Para lembrar o feito e comemorar seus 50 anos, o Sesc Santos realiza, de 16 de maio a 15 de junho, o evento Suécia 58 – Assim Começou o Penta. A programação reúne diversas atividades que têm como tema não apenas o título conquistado na Suécia, mas o futebol e a paixão que ele desperta no brasileiro. “A partir da idéia de celebrar esta data, seguiram-se outras iniciativas, como a de resgatar a memória daquele período e contar algumas daquelas fantásticas histórias ocorridas durante a competição”, afirma Mauro Raposo Júnior, membro da equipe técnica da unidade que elaborou o evento.
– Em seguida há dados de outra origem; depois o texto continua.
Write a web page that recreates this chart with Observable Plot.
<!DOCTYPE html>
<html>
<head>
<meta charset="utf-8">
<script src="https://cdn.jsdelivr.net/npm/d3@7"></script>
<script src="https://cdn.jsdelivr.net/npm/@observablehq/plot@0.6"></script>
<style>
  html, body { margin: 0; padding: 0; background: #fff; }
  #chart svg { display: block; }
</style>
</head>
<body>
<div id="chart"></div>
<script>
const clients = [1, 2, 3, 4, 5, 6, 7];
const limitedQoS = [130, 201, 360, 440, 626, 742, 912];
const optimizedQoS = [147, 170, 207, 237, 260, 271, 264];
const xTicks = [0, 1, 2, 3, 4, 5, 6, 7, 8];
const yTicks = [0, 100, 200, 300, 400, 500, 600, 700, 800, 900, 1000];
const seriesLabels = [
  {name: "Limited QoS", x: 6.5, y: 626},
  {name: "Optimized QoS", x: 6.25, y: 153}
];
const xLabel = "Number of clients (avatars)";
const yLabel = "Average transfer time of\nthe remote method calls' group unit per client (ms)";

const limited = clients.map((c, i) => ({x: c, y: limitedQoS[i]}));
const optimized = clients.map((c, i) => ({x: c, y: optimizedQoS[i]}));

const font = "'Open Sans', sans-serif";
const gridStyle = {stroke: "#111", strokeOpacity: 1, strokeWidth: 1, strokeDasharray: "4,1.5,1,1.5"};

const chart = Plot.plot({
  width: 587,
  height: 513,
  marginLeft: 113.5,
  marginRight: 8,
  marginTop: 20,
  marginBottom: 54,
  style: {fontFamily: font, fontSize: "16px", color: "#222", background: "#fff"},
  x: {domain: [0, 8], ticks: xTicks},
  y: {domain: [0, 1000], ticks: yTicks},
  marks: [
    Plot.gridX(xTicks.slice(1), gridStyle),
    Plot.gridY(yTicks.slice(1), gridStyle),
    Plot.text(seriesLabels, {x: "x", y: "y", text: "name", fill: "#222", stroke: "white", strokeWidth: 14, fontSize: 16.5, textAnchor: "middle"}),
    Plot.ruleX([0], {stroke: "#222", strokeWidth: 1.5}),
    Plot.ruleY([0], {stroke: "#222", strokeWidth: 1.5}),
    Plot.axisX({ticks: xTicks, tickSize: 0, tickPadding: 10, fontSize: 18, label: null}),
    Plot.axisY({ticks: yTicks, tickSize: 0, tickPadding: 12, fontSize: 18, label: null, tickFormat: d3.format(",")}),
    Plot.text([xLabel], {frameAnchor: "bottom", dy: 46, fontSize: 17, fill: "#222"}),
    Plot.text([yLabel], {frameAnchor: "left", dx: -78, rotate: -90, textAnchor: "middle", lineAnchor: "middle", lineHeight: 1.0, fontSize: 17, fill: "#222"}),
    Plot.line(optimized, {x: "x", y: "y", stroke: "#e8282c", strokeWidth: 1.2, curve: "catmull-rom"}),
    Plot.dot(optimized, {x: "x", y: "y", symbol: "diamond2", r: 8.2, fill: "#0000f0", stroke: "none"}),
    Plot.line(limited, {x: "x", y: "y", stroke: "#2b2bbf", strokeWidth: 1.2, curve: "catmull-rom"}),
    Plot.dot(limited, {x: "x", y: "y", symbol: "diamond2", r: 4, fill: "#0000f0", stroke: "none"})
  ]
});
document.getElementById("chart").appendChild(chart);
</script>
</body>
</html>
O carro-chefe de Suécia 58... é a exposição Esquadrão de Ouro, em cartaz durante todo o período do evento. Na mostra, o visitante poderá ver preciosidades: duas camisas oficiais da Copa de 1958 – uma delas usada pelo jogador De Sordi e um agasalho de treino do time canarinho usado pelo goleiro Gilmar dos Santos Neves. “Haverá também, entre outras atrações, painéis que contam a história de cada partida e, no espaço multimídia, a gravação original da narração pelo rádio de todos os gols feitos pelo time brasileiro”, diz Raposo.
Na abertura do evento, em 16 de maio, o Sesc Santos homenageou os campeões Gilmar, Dino Sani, Pepe, Zito e Pelé com uma placa especial em alusão à vitória de 1958. Além disso, apresentou-se a cantora Elza Soares. No dia 29 de maio foi a vez do cantor Carlinhos Vergueiro, com o show Samba e Futebol. Para os amantes do teatro, a unidade reservou a apresentação, em 1º de junho, da peça O Passe e o Gol, interpretada pela Companhia de Teatro O Grande Urso Navegante, com texto baseado no livro homônimo do jornalista Juca Kfouri. Para os fãs das mesas-redondas de futebol, três bate-papos: no dia 29 de maio, com a presença dos jornalistas Marcelo Duarte (do programa Loucos por Futebol, da ESPN Brasil) e Tom Cardoso; em 5 de junho, com Dino Sani e o jornalista Paulo Vinícius Coelho, também da ESPN Brasil e, em 12 de junho, com o jornalista Odir Cunha, o ex-jogador do Santos Manoel Maria e Marcelo Izar Neves, filho de Gilmar dos Santos Neves. Haverá ainda palestras, oficinas, torneios esportivos e muitas outras atrações.